━━━━━ COLLECTED DATA ━━━━━

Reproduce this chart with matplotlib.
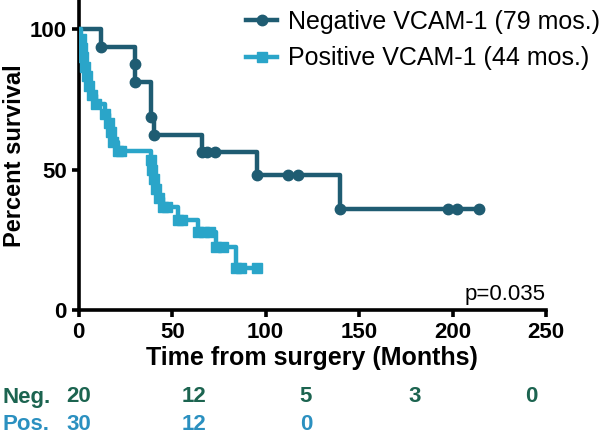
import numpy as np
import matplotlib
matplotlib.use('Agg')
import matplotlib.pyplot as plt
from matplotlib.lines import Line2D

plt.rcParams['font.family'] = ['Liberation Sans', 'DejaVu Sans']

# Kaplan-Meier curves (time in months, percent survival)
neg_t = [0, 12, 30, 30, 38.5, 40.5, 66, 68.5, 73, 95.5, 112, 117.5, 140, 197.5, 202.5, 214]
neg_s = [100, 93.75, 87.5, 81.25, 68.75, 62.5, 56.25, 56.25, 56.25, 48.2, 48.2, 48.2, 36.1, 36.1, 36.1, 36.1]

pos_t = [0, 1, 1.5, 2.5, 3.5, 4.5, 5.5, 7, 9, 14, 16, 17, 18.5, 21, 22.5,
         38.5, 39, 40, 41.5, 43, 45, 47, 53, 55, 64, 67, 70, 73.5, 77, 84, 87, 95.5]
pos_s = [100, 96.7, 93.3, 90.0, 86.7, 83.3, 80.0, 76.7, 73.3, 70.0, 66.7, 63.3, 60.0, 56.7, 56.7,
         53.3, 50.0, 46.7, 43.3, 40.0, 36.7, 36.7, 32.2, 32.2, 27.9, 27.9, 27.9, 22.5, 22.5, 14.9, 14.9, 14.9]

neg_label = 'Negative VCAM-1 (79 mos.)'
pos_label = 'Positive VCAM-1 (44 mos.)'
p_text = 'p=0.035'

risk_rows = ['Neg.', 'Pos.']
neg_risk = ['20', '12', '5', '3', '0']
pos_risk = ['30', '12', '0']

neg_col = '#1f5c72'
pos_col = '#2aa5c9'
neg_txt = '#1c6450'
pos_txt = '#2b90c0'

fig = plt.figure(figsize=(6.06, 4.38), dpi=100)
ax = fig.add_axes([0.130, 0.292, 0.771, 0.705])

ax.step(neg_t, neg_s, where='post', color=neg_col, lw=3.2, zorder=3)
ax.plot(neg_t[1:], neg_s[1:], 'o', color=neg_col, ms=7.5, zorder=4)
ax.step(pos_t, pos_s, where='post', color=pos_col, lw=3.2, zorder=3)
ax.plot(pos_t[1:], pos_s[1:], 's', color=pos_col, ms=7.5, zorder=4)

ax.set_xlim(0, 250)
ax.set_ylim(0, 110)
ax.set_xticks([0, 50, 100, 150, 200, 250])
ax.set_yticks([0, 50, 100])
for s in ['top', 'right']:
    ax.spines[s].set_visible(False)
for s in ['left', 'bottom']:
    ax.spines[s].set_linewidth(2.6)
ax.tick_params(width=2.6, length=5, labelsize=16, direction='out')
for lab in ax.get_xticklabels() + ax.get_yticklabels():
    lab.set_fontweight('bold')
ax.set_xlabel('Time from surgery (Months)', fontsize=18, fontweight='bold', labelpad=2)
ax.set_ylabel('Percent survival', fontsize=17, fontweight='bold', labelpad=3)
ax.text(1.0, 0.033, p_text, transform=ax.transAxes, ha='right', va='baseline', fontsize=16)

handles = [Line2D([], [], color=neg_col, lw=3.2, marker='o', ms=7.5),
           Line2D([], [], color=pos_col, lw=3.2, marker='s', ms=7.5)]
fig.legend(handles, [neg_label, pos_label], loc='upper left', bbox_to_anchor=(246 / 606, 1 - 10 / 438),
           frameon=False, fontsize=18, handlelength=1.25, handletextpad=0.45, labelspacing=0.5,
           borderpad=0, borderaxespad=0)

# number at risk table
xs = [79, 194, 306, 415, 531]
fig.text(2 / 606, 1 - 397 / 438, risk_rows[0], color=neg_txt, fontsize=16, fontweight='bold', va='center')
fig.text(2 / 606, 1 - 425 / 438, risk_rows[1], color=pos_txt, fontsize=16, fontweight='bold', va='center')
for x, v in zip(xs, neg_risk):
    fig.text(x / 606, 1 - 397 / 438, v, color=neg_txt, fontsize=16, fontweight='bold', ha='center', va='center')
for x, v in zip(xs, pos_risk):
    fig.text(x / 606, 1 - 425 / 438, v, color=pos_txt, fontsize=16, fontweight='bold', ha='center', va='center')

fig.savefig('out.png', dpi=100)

━━━━━

# GIVEN TASK
Without the pictures, copy the material exactly as given.

# THE RESPONSE
Reproduce this chart with matplotlib.
import numpy as np
import matplotlib
matplotlib.use('Agg')
import matplotlib.pyplot as plt
from matplotlib.lines import Line2D

plt.rcParams['font.family'] = ['Liberation Sans', 'DejaVu Sans']

# Kaplan-Meier curves (time in months, percent survival)
neg_t = [0, 12, 30, 30, 38.5, 40.5, 66, 68.5, 73, 95.5, 112, 117.5, 140, 197.5, 202.5, 214]
neg_s = [100, 93.75, 87.5, 81.25, 68.75, 62.5, 56.25, 56.25, 56.25, 48.2, 48.2, 48.2, 36.1, 36.1, 36.1, 36.1]

pos_t = [0, 1, 1.5, 2.5, 3.5, 4.5, 5.5, 7, 9, 14, 16, 17, 18.5, 21, 22.5,
         38.5, 39, 40, 41.5, 43, 45, 47, 53, 55, 64, 67, 70, 73.5, 77, 84, 87, 95.5]
pos_s = [100, 96.7, 93.3, 90.0, 86.7, 83.3, 80.0, 76.7, 73.3, 70.0, 66.7, 63.3, 60.0, 56.7, 56.7,
         53.3, 50.0, 46.7, 43.3, 40.0, 36.7, 36.7, 32.2, 32.2, 27.9, 27.9, 27.9, 22.5, 22.5, 14.9, 14.9, 14.9]

neg_label = 'Negative VCAM-1 (79 mos.)'
pos_label = 'Positive VCAM-1 (44 mos.)'
p_text = 'p=0.035'

risk_rows = ['Neg.', 'Pos.']
neg_risk = ['20', '12', '5', '3', '0']
pos_risk = ['30', '12', '0']

neg_col = '#1f5c72'
pos_col = '#2aa5c9'
neg_txt = '#1c6450'
pos_txt = '#2b90c0'

fig = plt.figure(figsize=(6.06, 4.38), dpi=100)
ax = fig.add_axes([0.130, 0.292, 0.771, 0.705])

ax.step(neg_t, neg_s, where='post', color=neg_col, lw=3.2, zorder=3)
ax.plot(neg_t[1:], neg_s[1:], 'o', color=neg_col, ms=7.5, zorder=4)
ax.step(pos_t, pos_s, where='post', color=pos_col, lw=3.2, zorder=3)
ax.plot(pos_t[1:], pos_s[1:], 's', color=pos_col, ms=7.5, zorder=4)

ax.set_xlim(0, 250)
ax.set_ylim(0, 110)
ax.set_xticks([0, 50, 100, 150, 200, 250])
ax.set_yticks([0, 50, 100])
for s in ['top', 'right']:
    ax.spines[s].set_visible(False)
for s in ['left', 'bottom']:
    ax.spines[s].set_linewidth(2.6)
ax.tick_params(width=2.6, length=5, labelsize=16, direction='out')
for lab in ax.get_xticklabels() + ax.get_yticklabels():
    lab.set_fontweight('bold')
ax.set_xlabel('Time from surgery (Months)', fontsize=18, fontweight='bold', labelpad=2)
ax.set_ylabel('Percent survival', fontsize=17, fontweight='bold', labelpad=3)
ax.text(1.0, 0.033, p_text, transform=ax.transAxes, ha='right', va='baseline', fontsize=16)

handles = [Line2D([], [], color=neg_col, lw=3.2, marker='o', ms=7.5),
           Line2D([], [], color=pos_col, lw=3.2, marker='s', ms=7.5)]
fig.legend(handles, [neg_label, pos_label], loc='upper left', bbox_to_anchor=(246 / 606, 1 - 10 / 438),
           frameon=False, fontsize=18, handlelength=1.25, handletextpad=0.45, labelspacing=0.5,
           borderpad=0, borderaxespad=0)

# number at risk table
xs = [79, 194, 306, 415, 531]
fig.text(2 / 606, 1 - 397 / 438, risk_rows[0], color=neg_txt, fontsize=16, fontweight='bold', va='center')
fig.text(2 / 606, 1 - 425 / 438, risk_rows[1], color=pos_txt, fontsize=16, fontweight='bold', va='center')
for x, v in zip(xs, neg_risk):
    fig.text(x / 606, 1 - 397 / 438, v, color=neg_txt, fontsize=16, fontweight='bold', ha='center', va='center')
for x, v in zip(xs, pos_risk):
    fig.text(x / 606, 1 - 425 / 438, v, color=pos_txt, fontsize=16, fontweight='bold', ha='center', va='center')

fig.savefig('out.png', dpi=100)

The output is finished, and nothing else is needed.